PROBLEM STATEMENT >> All lines from the beginning of the listing through the line with "36.10, 35.26, 32.14];" are to be copied word for word; the pictures are not.

DATA SEGMENT >>
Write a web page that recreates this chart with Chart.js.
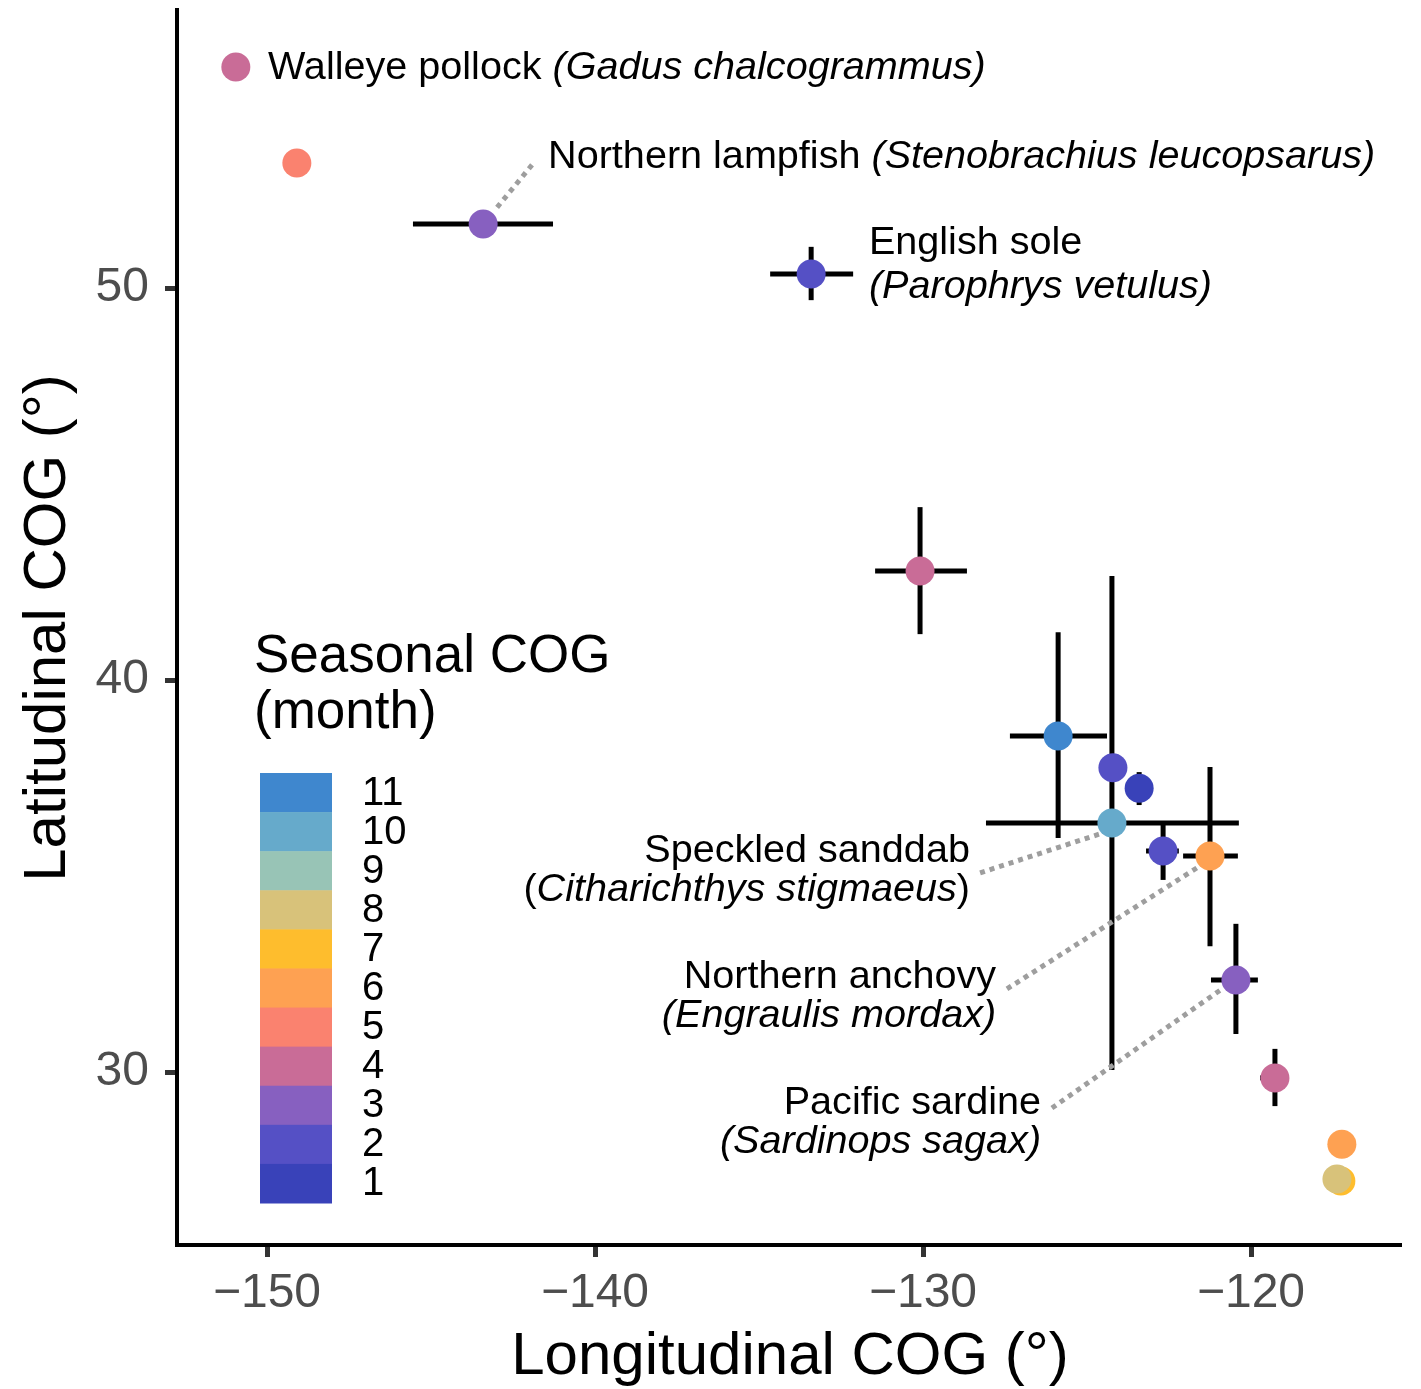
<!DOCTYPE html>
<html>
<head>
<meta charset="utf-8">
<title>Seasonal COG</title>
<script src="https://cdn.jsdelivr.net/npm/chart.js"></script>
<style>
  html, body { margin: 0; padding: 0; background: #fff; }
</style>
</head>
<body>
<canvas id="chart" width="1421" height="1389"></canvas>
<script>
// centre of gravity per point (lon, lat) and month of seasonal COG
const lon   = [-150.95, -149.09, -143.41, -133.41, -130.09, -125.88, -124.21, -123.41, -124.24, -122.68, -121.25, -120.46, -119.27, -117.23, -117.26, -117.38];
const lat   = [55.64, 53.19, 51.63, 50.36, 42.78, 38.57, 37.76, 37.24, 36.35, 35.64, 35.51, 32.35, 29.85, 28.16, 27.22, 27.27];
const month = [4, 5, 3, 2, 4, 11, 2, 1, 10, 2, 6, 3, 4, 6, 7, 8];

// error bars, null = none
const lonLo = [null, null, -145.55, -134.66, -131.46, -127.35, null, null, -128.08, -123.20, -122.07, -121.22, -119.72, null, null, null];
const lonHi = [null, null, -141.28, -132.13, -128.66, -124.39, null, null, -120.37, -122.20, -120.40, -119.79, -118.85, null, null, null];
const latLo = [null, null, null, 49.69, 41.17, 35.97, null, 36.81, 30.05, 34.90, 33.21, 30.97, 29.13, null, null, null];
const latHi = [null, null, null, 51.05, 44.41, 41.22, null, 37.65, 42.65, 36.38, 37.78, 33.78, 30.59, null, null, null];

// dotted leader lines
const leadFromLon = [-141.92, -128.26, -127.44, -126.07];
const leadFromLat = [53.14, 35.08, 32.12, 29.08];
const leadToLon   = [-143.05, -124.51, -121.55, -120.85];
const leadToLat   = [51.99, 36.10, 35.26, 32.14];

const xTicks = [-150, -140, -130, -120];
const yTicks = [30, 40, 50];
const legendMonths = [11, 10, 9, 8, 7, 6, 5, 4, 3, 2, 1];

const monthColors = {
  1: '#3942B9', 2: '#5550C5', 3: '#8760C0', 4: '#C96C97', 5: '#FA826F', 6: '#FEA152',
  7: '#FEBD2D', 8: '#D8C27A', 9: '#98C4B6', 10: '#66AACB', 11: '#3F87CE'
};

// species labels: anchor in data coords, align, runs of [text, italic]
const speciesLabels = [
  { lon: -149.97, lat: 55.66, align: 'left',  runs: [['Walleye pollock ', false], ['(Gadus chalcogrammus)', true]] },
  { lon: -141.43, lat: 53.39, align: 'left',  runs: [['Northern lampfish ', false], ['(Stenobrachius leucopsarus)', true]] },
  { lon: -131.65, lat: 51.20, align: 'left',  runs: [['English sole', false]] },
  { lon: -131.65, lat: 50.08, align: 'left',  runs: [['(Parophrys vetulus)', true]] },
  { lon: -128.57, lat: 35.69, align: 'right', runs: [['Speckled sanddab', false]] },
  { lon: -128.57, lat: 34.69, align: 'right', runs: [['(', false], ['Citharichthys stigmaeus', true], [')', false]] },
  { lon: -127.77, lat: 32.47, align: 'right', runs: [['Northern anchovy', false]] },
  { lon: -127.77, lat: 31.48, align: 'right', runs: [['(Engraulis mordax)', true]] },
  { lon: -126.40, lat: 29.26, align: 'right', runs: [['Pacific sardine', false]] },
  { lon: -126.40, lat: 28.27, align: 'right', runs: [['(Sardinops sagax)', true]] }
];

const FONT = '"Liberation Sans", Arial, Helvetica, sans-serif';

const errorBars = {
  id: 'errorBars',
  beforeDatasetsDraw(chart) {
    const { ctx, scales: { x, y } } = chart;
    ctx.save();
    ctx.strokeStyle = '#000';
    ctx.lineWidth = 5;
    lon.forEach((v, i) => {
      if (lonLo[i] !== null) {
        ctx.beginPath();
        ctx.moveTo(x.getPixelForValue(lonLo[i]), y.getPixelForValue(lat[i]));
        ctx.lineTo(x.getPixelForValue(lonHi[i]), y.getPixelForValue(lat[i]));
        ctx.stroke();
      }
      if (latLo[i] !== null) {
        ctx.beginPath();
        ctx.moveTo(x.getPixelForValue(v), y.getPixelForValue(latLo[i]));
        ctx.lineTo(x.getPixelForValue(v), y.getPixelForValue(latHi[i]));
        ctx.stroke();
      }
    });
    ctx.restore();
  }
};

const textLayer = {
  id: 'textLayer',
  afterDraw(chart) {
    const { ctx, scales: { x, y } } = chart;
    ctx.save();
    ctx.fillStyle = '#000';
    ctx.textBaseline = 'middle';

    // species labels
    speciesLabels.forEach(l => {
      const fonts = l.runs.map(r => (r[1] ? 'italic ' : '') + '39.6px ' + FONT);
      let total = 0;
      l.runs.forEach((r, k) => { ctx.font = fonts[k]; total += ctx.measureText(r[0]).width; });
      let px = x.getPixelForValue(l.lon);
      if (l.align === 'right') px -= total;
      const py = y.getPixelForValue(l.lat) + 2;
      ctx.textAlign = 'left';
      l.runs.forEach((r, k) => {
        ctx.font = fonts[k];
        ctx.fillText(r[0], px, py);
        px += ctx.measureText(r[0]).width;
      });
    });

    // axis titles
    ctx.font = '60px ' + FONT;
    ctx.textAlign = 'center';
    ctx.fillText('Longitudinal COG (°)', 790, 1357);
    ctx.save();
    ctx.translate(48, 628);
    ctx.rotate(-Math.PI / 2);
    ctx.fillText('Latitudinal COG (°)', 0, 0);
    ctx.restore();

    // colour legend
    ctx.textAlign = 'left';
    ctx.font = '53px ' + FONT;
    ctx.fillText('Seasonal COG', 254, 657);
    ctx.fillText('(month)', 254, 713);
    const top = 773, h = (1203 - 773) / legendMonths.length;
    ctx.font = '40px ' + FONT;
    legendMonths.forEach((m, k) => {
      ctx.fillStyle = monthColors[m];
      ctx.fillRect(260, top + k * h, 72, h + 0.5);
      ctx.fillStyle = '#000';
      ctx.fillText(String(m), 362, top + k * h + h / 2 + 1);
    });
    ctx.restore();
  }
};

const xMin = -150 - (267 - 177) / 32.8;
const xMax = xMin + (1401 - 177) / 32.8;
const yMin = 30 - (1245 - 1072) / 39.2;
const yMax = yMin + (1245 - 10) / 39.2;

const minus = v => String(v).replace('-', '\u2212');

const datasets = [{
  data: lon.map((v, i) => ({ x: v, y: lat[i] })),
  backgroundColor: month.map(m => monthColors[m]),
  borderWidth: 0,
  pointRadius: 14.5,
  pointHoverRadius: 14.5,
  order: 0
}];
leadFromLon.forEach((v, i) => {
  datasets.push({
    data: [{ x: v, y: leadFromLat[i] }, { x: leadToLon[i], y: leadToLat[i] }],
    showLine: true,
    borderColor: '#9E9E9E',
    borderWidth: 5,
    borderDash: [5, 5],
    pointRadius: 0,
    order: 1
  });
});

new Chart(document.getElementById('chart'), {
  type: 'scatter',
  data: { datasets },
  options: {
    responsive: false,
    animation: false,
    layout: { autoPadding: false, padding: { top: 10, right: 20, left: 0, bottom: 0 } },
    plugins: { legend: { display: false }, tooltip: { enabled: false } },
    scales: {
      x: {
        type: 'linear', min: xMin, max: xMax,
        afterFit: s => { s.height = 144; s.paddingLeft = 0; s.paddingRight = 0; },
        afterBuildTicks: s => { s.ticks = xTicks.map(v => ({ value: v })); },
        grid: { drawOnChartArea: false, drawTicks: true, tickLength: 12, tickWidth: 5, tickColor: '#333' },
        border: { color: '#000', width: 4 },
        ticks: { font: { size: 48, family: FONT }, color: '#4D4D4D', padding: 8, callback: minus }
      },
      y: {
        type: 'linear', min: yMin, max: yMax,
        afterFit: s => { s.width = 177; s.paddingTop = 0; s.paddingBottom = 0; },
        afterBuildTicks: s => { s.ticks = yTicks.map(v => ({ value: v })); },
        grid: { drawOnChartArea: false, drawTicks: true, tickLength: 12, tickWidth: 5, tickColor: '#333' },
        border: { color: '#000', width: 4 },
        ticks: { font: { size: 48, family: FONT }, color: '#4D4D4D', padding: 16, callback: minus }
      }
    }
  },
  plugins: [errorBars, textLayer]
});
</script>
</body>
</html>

PROBLEM SOLUTION >>
Write a web page that recreates this chart with Chart.js.
<!DOCTYPE html>
<html>
<head>
<meta charset="utf-8">
<title>Seasonal COG</title>
<script src="https://cdn.jsdelivr.net/npm/chart.js"></script>
<style>
  html, body { margin: 0; padding: 0; background: #fff; }
</style>
</head>
<body>
<canvas id="chart" width="1421" height="1389"></canvas>
<script>
// centre of gravity per point (lon, lat) and month of seasonal COG
const lon   = [-150.95, -149.09, -143.41, -133.41, -130.09, -125.88, -124.21, -123.41, -124.24, -122.68, -121.25, -120.46, -119.27, -117.23, -117.26, -117.38];
const lat   = [55.64, 53.19, 51.63, 50.36, 42.78, 38.57, 37.76, 37.24, 36.35, 35.64, 35.51, 32.35, 29.85, 28.16, 27.22, 27.27];
const month = [4, 5, 3, 2, 4, 11, 2, 1, 10, 2, 6, 3, 4, 6, 7, 8];

// error bars, null = none
const lonLo = [null, null, -145.55, -134.66, -131.46, -127.35, null, null, -128.08, -123.20, -122.07, -121.22, -119.72, null, null, null];
const lonHi = [null, null, -141.28, -132.13, -128.66, -124.39, null, null, -120.37, -122.20, -120.40, -119.79, -118.85, null, null, null];
const latLo = [null, null, null, 49.69, 41.17, 35.97, null, 36.81, 30.05, 34.90, 33.21, 30.97, 29.13, null, null, null];
const latHi = [null, null, null, 51.05, 44.41, 41.22, null, 37.65, 42.65, 36.38, 37.78, 33.78, 30.59, null, null, null];

// dotted leader lines
const leadFromLon = [-141.92, -128.26, -127.44, -126.07];
const leadFromLat = [53.14, 35.08, 32.12, 29.08];
const leadToLon   = [-143.05, -124.51, -121.55, -120.85];
const leadToLat   = [51.99, 36.10, 35.26, 32.14];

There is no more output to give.